Suddenly, Spieth is halfway towards a career grand slam. “You can’t win them all if you don’t win the first two,” he said during his victory address. “So we are going to go St Andrews looking for the Claret Jug. I believe we can get it done.” Arrogance? Not a bit of it. The confidence is perfectly justified.
Chambers Bay was a controversial major venue but it produced a stunning champion; a young man who is showing little regard whatsoever for ceremony when continually swatting aside all before him. Spieth’s unwillingness to simply compete, his ability to prevail in completely different scenarios, set him apart from those with considerably more experience.
As the Texan celebrated his latest triumph, it was impossible not to feel sympathy for Dustin Johnson. The 30-year-old continues to find new ways to pass up major championship opportunities; from bizarre rules breaches to complete blow-ups to, on this occasion, three-putting the 72nd hole.
In what proved a quite incredible US Open denouement, Johnson had a 12ft eagle putt to win the championship. As that effort slid 4ft past, there was a sad sense of inevitability. Already in the locker room at five under par, Spieth was soon to be crowned the champion. He didn’t even need a Monday 18-hole play-off to seal his title.
There was a time when Michael Greller caddied for amateurs at Chambers Bay. His aim back then was to somehow make it to a US Open. Not only has Greller done that, he has carried the bag of a champion. It isn’t only Spieth who is rapidly turning dreams into reality.
On a quite epic day, Spieth believed his chance may have gone. Leading by three with two to play, he double-bogeyed the par three 17th after a horrible tee shot. This opened the door for Johnson, who birdied the penultimate hole and played a glorious five-iron into the last from 247 yards. Disaster was to strike thereafter, as it has so many times in Johnson’s enigmatic career. This stumble will wound him more than any other.
“On the last green, I was thinking, ‘This is why I’m here. This is why I play the game of golf.’ It just didn’t work out,” said an understandably shellshocked Johnson.
Different players had flirted with glory. Branden Grace was tied with Spieth before carving his tee shot on 16 out of bounds. Louis Oosthuizen played the Sunday back nine in just 29 shots for a four under total. Oosthuizen, denied a playoff by one, will look back ruefully on an opening round of 77. There was little shock attached to the fact that Jason Day, who had earlier suffered from the effects of vertigo, watched his challenge peter out. Day signed for a 74 and tied for ninth place.
Day’s compatriot, Adam Scott, showed the benefits of having Steve Williams back on caddie duties. Scott signed off with a 64 for a share of fourth with Grace and the 21-year-old Australian Cameron Smith.
As this nail-biting conclusion was being played out, Ian Poulter took to social media to offer a lengthy criticism of Chambers Bay. The Englishman had promised to keep his counsel over the venue until the conclusion of his fourth round and kept to that vow.

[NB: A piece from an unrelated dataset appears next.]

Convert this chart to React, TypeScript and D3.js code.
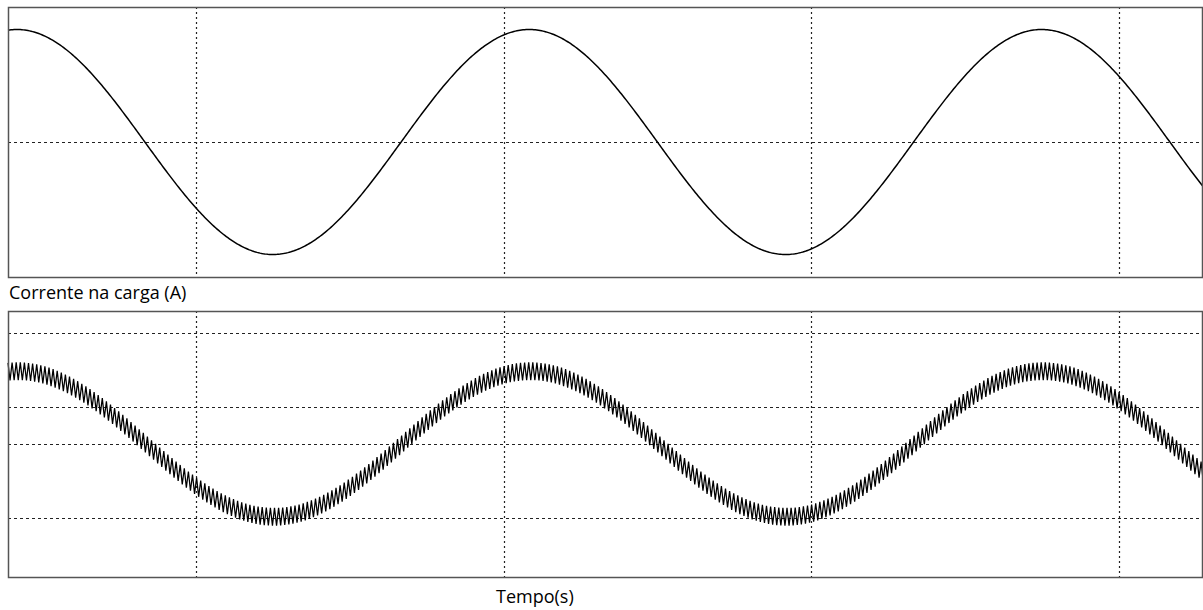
import React, { useEffect, useRef } from "react";
import * as d3 from "d3";

// ---- data ----
const timeWindowMs = [13.886, 52.715];
const gridTimesMs = [20, 30, 40, 50];
const voltageRange = [-1.2, 1.2];
const voltageGridLevels = [0];
const currentRange = [-18, 18];
const currentGridLevels = [15, 5, 0, -10];
const fundamentalHz = [60];
const voltagePeakTimesMs = [14.17, 30.84, 47.51];
const currentPeakTimesMs = [14.2, 30.87, 47.54];
const voltageAmplitude = [1.0];
const currentAmplitude = [9.85];
const rippleAmplitudeA = [1.2];
const switchingKHz = [7.5];
const labels = ["Corrente na carga (A)", "Tempo(s)"];

const W = 1203;
const H = 610;
const left = 8;
const right = 1202;
const topPanel = { y0: 7, y1: 277 };
const botPanel = { y0: 311, y1: 577 };

export default function App() {
  const ref = useRef<SVGSVGElement | null>(null);

  useEffect(() => {
    const svg = d3.select(ref.current);
    svg.selectAll("*").remove();

    const x = d3.scaleLinear().domain(timeWindowMs).range([left, right]);
    const yV = d3.scaleLinear().domain(voltageRange).range([topPanel.y1, topPanel.y0]);
    const yI = d3.scaleLinear().domain(currentRange).range([botPanel.y1, botPanel.y0]);

    const periodMs = 1000 / fundamentalHz[0];

    const drawPanel = (p: { y0: number; y1: number }, y: d3.ScaleLinear<number, number>, levels: number[]) => {
      const g = svg.append("g");
      g.selectAll("line.h")
        .data(levels)
        .join("line")
        .attr("x1", left)
        .attr("x2", right)
        .attr("y1", (d) => Math.round(y(d)) + 0.5)
        .attr("y2", (d) => Math.round(y(d)) + 0.5)
        .attr("stroke", "#222")
        .attr("stroke-width", 1.2)
        .attr("stroke-dasharray", "3,3");
      g.selectAll("line.v")
        .data(gridTimesMs)
        .join("line")
        .attr("x1", (d) => Math.round(x(d)) + 0.5)
        .attr("x2", (d) => Math.round(x(d)) + 0.5)
        .attr("y1", p.y0)
        .attr("y2", p.y1)
        .attr("stroke", "#222")
        .attr("stroke-width", 1.2)
        .attr("stroke-dasharray", "2,3");
      return g;
    };

    const gTop = drawPanel(topPanel, yV, voltageGridLevels);
    const gBot = drawPanel(botPanel, yI, currentGridLevels);

    // top waveform
    const tStep = 0.05;
    const tTop = d3.range(timeWindowMs[0], timeWindowMs[1] + tStep, tStep);
    const vPts: [number, number][] = tTop.map((t) => [
      t,
      voltageAmplitude[0] * Math.cos((2 * Math.PI * (t - voltagePeakTimesMs[0])) / periodMs),
    ]);
    gTop
      .append("path")
      .attr("d", d3.line<[number, number]>().x((d) => x(d[0])).y((d) => yV(d[1]))(vPts) || "")
      .attr("fill", "none")
      .attr("stroke", "#000")
      .attr("stroke-width", 1.5);

    // bottom waveform with switching ripple
    const halfSw = 1 / switchingKHz[0] / 2;
    const tBot = d3.range(timeWindowMs[0], timeWindowMs[1] + halfSw, halfSw);
    const iPts: [number, number][] = tBot.map((t, k) => [
      t,
      currentAmplitude[0] * Math.cos((2 * Math.PI * (t - currentPeakTimesMs[0])) / periodMs) +
        (k % 2 === 0 ? rippleAmplitudeA[0] : -rippleAmplitudeA[0]),
    ]);
    gBot
      .append("path")
      .attr("d", d3.line<[number, number]>().x((d) => x(d[0])).y((d) => yI(d[1]))(iPts) || "")
      .attr("fill", "none")
      .attr("stroke", "#000")
      .attr("stroke-width", 1.25);

    // frames
    [topPanel, botPanel].forEach((p) => {
      svg
        .append("rect")
        .attr("x", left + 0.5)
        .attr("y", p.y0 + 0.5)
        .attr("width", right - left)
        .attr("height", p.y1 - p.y0)
        .attr("fill", "none")
        .attr("stroke", "#555")
        .attr("stroke-width", 1.5);
    });

    svg
      .append("text")
      .attr("x", 9)
      .attr("y", 299)
      .attr("font-family", "'Open Sans', sans-serif")
      .attr("font-size", 18)
      .attr("fill", "#000")
      .text(labels[0]);

    svg
      .append("text")
      .attr("x", 496)
      .attr("y", 603)
      .attr("font-family", "'Open Sans', sans-serif")
      .attr("font-size", 18)
      .attr("fill", "#000")
      .text(labels[1]);
  }, []);

  return (
    <svg
      ref={ref}
      width={W}
      height={H}
      style={{ position: "absolute", left: 0, top: 0, background: "#fff", display: "block" }}
    />
  );
}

Poulter admitted he “didn’t play well enough to be remotely close” but added: “It is disgraceful that the USGA hasn’t apologised about the greens they simply have said ‘we are thrilled the course condition this week.’
“It wasn’t a bad golf course, in fact it played well and was playable. What wasn’t playable were the green surfaces. If this was a regular PGA Tour event lots of players would have withdrawn and gone home on Wednesday but players won’t do that for a major. They were simply the worst most disgraceful surfaces I have ever seen on any tour in all the years I have played.
“The US Open deserves better than that.”
Whether merited or not, the tournament threw up an unforgettable closing chapter. If Rory McIlroy is the finest golfer in the world, there can be no doubt over the man to capture hearts and minds thus far in 2015. Scarily, this is still only the beginning of Spieth’s career.